Short problem
Go through the listing and pick out each line with the word "this" in it.

Entries shown
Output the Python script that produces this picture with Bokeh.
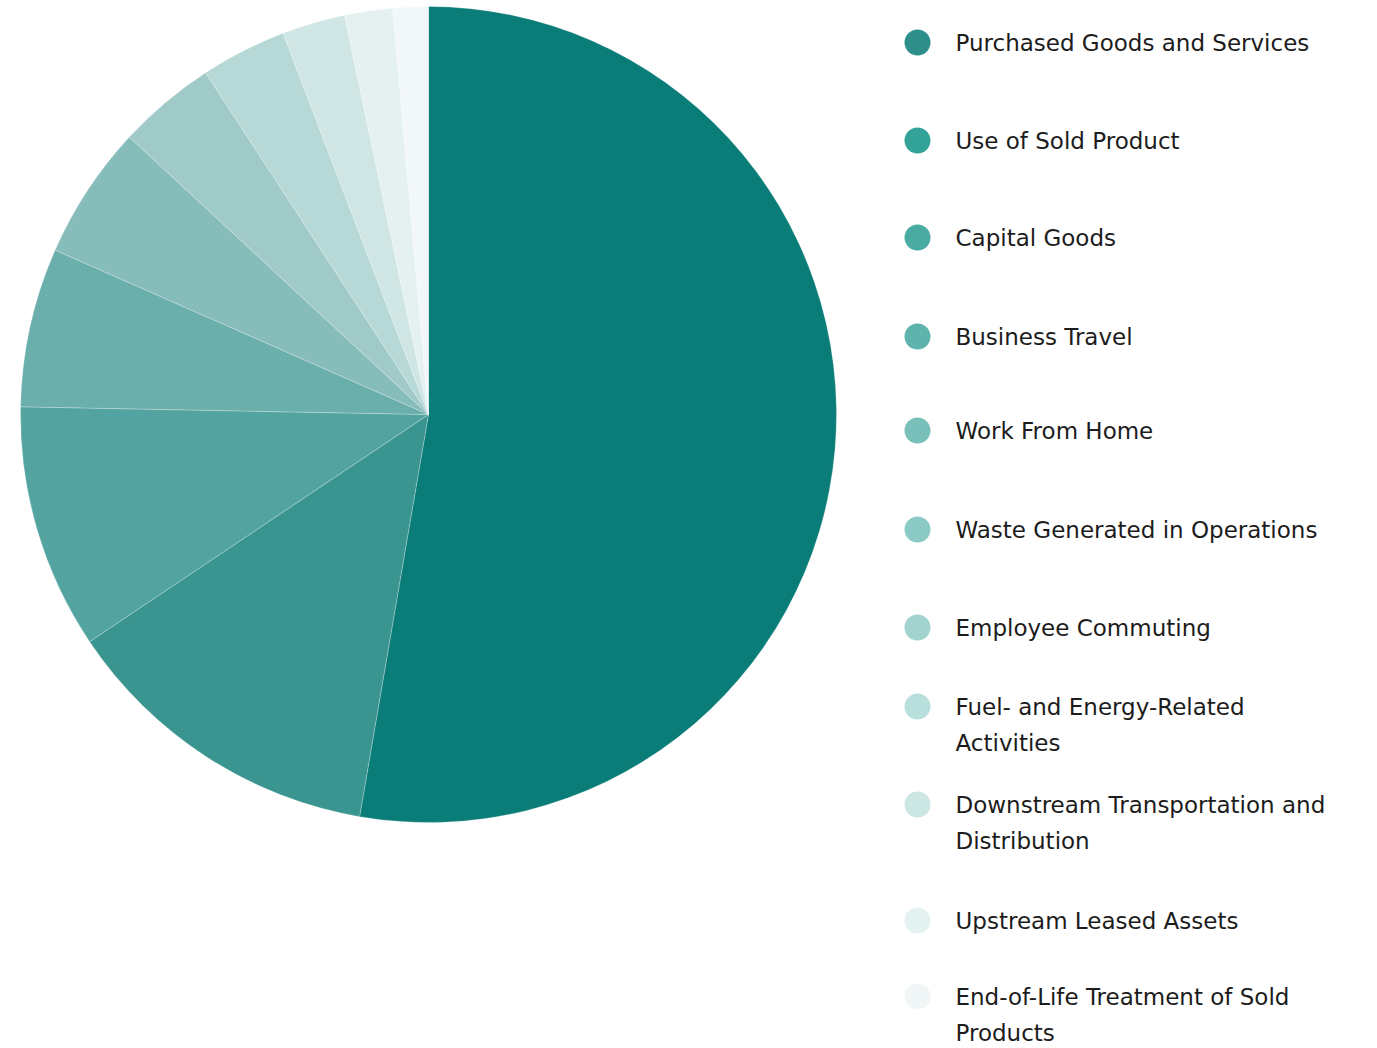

==

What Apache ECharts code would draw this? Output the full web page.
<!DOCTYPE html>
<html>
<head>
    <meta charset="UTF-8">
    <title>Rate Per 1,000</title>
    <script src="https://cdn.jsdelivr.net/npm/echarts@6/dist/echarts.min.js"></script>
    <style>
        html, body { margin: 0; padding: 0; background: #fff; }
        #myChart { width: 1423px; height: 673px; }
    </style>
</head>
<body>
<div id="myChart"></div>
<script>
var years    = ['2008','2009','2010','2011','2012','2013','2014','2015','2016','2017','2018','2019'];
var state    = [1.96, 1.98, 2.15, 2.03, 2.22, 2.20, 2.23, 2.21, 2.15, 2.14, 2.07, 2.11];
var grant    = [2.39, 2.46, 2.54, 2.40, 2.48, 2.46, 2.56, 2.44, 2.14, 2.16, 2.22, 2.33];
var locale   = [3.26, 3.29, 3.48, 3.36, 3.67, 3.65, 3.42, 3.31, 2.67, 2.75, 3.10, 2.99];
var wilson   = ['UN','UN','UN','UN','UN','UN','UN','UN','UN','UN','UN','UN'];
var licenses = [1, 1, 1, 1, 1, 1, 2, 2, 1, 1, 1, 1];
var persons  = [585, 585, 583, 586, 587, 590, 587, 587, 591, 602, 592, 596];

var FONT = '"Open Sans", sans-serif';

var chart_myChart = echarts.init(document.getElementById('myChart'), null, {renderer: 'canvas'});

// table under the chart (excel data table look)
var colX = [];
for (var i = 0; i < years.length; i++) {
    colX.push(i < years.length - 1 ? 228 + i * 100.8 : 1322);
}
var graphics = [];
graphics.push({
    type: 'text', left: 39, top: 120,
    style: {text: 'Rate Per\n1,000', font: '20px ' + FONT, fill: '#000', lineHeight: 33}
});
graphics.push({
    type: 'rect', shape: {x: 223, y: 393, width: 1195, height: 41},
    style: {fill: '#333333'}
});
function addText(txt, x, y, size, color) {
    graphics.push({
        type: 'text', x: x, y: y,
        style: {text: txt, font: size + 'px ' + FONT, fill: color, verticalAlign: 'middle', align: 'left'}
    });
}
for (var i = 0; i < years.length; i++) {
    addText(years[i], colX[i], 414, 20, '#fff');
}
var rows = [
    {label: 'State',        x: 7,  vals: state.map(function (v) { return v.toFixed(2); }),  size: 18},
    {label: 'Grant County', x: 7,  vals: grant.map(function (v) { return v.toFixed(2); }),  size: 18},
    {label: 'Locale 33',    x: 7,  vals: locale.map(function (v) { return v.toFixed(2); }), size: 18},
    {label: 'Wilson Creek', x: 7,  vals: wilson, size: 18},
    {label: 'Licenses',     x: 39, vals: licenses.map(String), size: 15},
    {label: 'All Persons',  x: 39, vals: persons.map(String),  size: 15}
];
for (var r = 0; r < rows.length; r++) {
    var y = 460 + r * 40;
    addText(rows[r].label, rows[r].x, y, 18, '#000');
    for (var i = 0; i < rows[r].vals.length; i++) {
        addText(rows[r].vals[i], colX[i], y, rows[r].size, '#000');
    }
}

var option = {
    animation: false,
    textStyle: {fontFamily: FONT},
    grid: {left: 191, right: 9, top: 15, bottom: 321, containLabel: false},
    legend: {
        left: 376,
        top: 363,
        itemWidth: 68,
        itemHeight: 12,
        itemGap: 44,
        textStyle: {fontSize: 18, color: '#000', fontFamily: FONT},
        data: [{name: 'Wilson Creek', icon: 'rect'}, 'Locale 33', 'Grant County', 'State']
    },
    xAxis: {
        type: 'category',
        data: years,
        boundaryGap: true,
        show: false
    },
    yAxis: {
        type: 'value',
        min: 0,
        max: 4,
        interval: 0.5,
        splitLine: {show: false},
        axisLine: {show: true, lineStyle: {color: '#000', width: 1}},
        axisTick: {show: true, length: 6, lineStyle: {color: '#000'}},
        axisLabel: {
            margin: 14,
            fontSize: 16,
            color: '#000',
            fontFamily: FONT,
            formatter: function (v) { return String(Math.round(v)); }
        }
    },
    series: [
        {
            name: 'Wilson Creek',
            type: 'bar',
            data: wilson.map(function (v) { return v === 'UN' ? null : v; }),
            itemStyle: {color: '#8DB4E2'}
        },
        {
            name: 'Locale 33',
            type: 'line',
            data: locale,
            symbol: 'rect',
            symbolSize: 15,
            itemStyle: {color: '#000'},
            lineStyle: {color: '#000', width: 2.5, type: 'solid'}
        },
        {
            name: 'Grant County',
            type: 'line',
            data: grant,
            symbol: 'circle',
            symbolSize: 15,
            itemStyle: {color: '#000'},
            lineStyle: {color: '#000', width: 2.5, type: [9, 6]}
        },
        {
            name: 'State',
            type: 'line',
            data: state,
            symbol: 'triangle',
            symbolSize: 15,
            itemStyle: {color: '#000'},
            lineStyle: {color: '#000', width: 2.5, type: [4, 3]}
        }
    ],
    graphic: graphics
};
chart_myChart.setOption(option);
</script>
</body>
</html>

The answer
Output the Python script that produces this picture with Bokeh.
What Apache ECharts code would draw this? Output the full web page.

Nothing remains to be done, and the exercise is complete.